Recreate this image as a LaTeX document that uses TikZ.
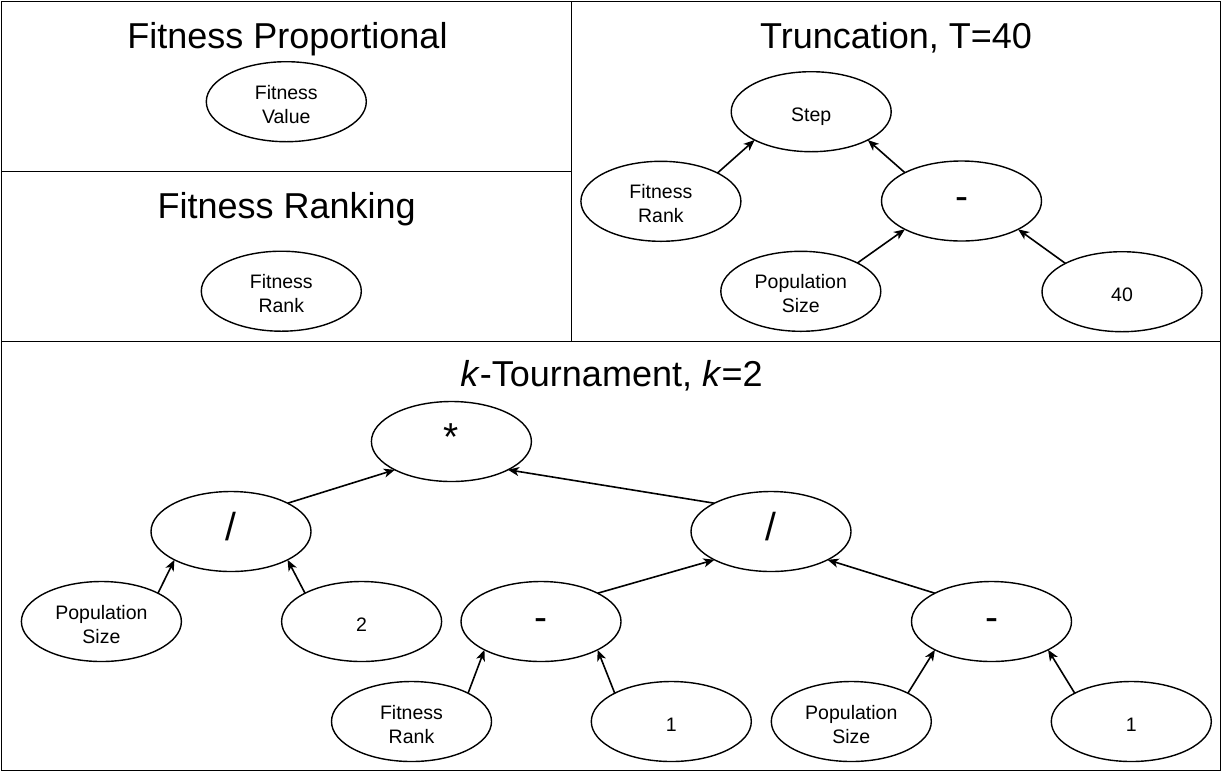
\documentclass[tikz,border=0pt]{standalone}
\usepackage{fontspec}
\setmainfont{Liberation Sans}
\usetikzlibrary{arrows.meta,shapes.geometric}
\begin{document}
\begin{tikzpicture}[x=1pt,y=-1pt,
  panel/.style={draw=black,line width=1.8pt},
  leaf/.style={draw=black,line width=1.4pt,ellipse,minimum width=160pt,minimum height=80pt,inner sep=0pt,outer sep=0pt,align=center,font=\fontsize{19.5}{24}\selectfont,text height=19pt,text depth=0pt},
  leaftwo/.style={leaf,text height=43.2pt,text depth=0pt},
  op/.style={leaf,font=\fontsize{39}{44}\selectfont,text height=22pt,text depth=5pt},
  ttl/.style={anchor=base,font=\fontsize{36}{42}\selectfont,inner sep=0pt},
  link/.style={line width=1.6pt,-{Stealth[length=11pt,width=9pt,inset=3pt]}}]
\useasboundingbox (0,0) rectangle (1222,772);
\draw[panel] (1.5,1.5) rectangle (1220.5,770.5);
\draw[panel] (571.5,1.5) -- (571.5,341.5);
\draw[panel] (1.5,171.5) -- (571.5,171.5);
\draw[panel] (1.5,341.5) -- (1220.5,341.5);
% titles
\node[ttl] (t1) at (287.5,48) {Fitness Proportional};
\node[ttl] (t2) at (286.7,218) {Fitness Ranking};
\node[ttl] (t3) at (896,48) {Truncation, T=40};
\node[ttl] (t4) at (611.5,386.7) {\textit{k}-Tournament, \textit{k}=2};
% left panels
\node[leaftwo] (fv) at (286.3,101.7) {Fitness\\Value};
\node[leaftwo] (fr1) at (281.3,291.2) {Fitness\\Rank};
% truncation
\node[leaf] (step) at (811.2,111.7) {Step};
\node[leaftwo] (fr2) at (660.9,201.3) {Fitness\\Rank};
\node[op] (m1) at (961.5,201) {-};
\node[leaftwo] (ps1) at (800.8,291.3) {Population\\Size};
\node[leaf] (n40) at (1122,291.7) {40};
% tournament
\node[op] (star) at (451.4,441.5) {*};
\node[op] (d1) at (231,531.5) {/};
\node[op] (d2) at (771,531.5) {/};
\node[leaftwo] (ps2) at (101.4,621.5) {Population\\Size};
\node[leaf] (two) at (361.6,621.5) {2};
\node[op] (m2) at (541,621.5) {-};
\node[op] (m3) at (991.5,621.5) {-};
\node[leaftwo] (fr3) at (411.5,721.5) {Fitness\\Rank};
\node[leaf] (one1) at (671.3,721.5) {1};
\node[leaftwo] (ps3) at (851.3,721.5) {Population\\Size};
\node[leaf] (one2) at (1131.3,721.5) {1};
% edges
\draw[link] (fr2.north east) -- (step.south west);
\draw[link] (m1.north west) -- (step.south east);
\draw[link] (ps1.north east) -- (m1.south west);
\draw[link] (n40.north west) -- (m1.south east);
\draw[link] (d1.north east) -- (star.south west);
\draw[link] (d2.north west) -- (star.south east);
\draw[link] (ps2.north east) -- (d1.south west);
\draw[link] (two.north west) -- (d1.south east);
\draw[link] (m2.north east) -- (d2.south west);
\draw[link] (m3.north west) -- (d2.south east);
\draw[link] (fr3.north east) -- (m2.south west);
\draw[link] (one1.north west) -- (m2.south east);
\draw[link] (ps3.north east) -- (m3.south west);
\draw[link] (one2.north west) -- (m3.south east);
\end{tikzpicture}
\end{document}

• _THE REQUEST_
Quote all the lines above exactly as given. Do not include the pictures.

• _CORRECT RESULT_
Recreate this image as a LaTeX document that uses TikZ.
\documentclass[tikz,border=0pt]{standalone}
\usepackage{fontspec}
\setmainfont{Liberation Sans}
\usetikzlibrary{arrows.meta,shapes.geometric}
\begin{document}
\begin{tikzpicture}[x=1pt,y=-1pt,
  panel/.style={draw=black,line width=1.8pt},
  leaf/.style={draw=black,line width=1.4pt,ellipse,minimum width=160pt,minimum height=80pt,inner sep=0pt,outer sep=0pt,align=center,font=\fontsize{19.5}{24}\selectfont,text height=19pt,text depth=0pt},
  leaftwo/.style={leaf,text height=43.2pt,text depth=0pt},
  op/.style={leaf,font=\fontsize{39}{44}\selectfont,text height=22pt,text depth=5pt},
  ttl/.style={anchor=base,font=\fontsize{36}{42}\selectfont,inner sep=0pt},
  link/.style={line width=1.6pt,-{Stealth[length=11pt,width=9pt,inset=3pt]}}]
\useasboundingbox (0,0) rectangle (1222,772);
\draw[panel] (1.5,1.5) rectangle (1220.5,770.5);
\draw[panel] (571.5,1.5) -- (571.5,341.5);
\draw[panel] (1.5,171.5) -- (571.5,171.5);
\draw[panel] (1.5,341.5) -- (1220.5,341.5);
% titles
\node[ttl] (t1) at (287.5,48) {Fitness Proportional};
\node[ttl] (t2) at (286.7,218) {Fitness Ranking};
\node[ttl] (t3) at (896,48) {Truncation, T=40};
\node[ttl] (t4) at (611.5,386.7) {\textit{k}-Tournament, \textit{k}=2};
% left panels
\node[leaftwo] (fv) at (286.3,101.7) {Fitness\\Value};
\node[leaftwo] (fr1) at (281.3,291.2) {Fitness\\Rank};
% truncation
\node[leaf] (step) at (811.2,111.7) {Step};
\node[leaftwo] (fr2) at (660.9,201.3) {Fitness\\Rank};
\node[op] (m1) at (961.5,201) {-};
\node[leaftwo] (ps1) at (800.8,291.3) {Population\\Size};
\node[leaf] (n40) at (1122,291.7) {40};
% tournament
\node[op] (star) at (451.4,441.5) {*};
\node[op] (d1) at (231,531.5) {/};
\node[op] (d2) at (771,531.5) {/};
\node[leaftwo] (ps2) at (101.4,621.5) {Population\\Size};
\node[leaf] (two) at (361.6,621.5) {2};
\node[op] (m2) at (541,621.5) {-};
\node[op] (m3) at (991.5,621.5) {-};
\node[leaftwo] (fr3) at (411.5,721.5) {Fitness\\Rank};
\node[leaf] (one1) at (671.3,721.5) {1};
\node[leaftwo] (ps3) at (851.3,721.5) {Population\\Size};
\node[leaf] (one2) at (1131.3,721.5) {1};
% edges
\draw[link] (fr2.north east) -- (step.south west);
\draw[link] (m1.north west) -- (step.south east);
\draw[link] (ps1.north east) -- (m1.south west);
\draw[link] (n40.north west) -- (m1.south east);
\draw[link] (d1.north east) -- (star.south west);
\draw[link] (d2.north west) -- (star.south east);
\draw[link] (ps2.north east) -- (d1.south west);
\draw[link] (two.north west) -- (d1.south east);
\draw[link] (m2.north east) -- (d2.south west);
\draw[link] (m3.north west) -- (d2.south east);
\draw[link] (fr3.north east) -- (m2.south west);
\draw[link] (one1.north west) -- (m2.south east);
\draw[link] (ps3.north east) -- (m3.south west);
\draw[link] (one2.north west) -- (m3.south east);
\end{tikzpicture}
\end{document}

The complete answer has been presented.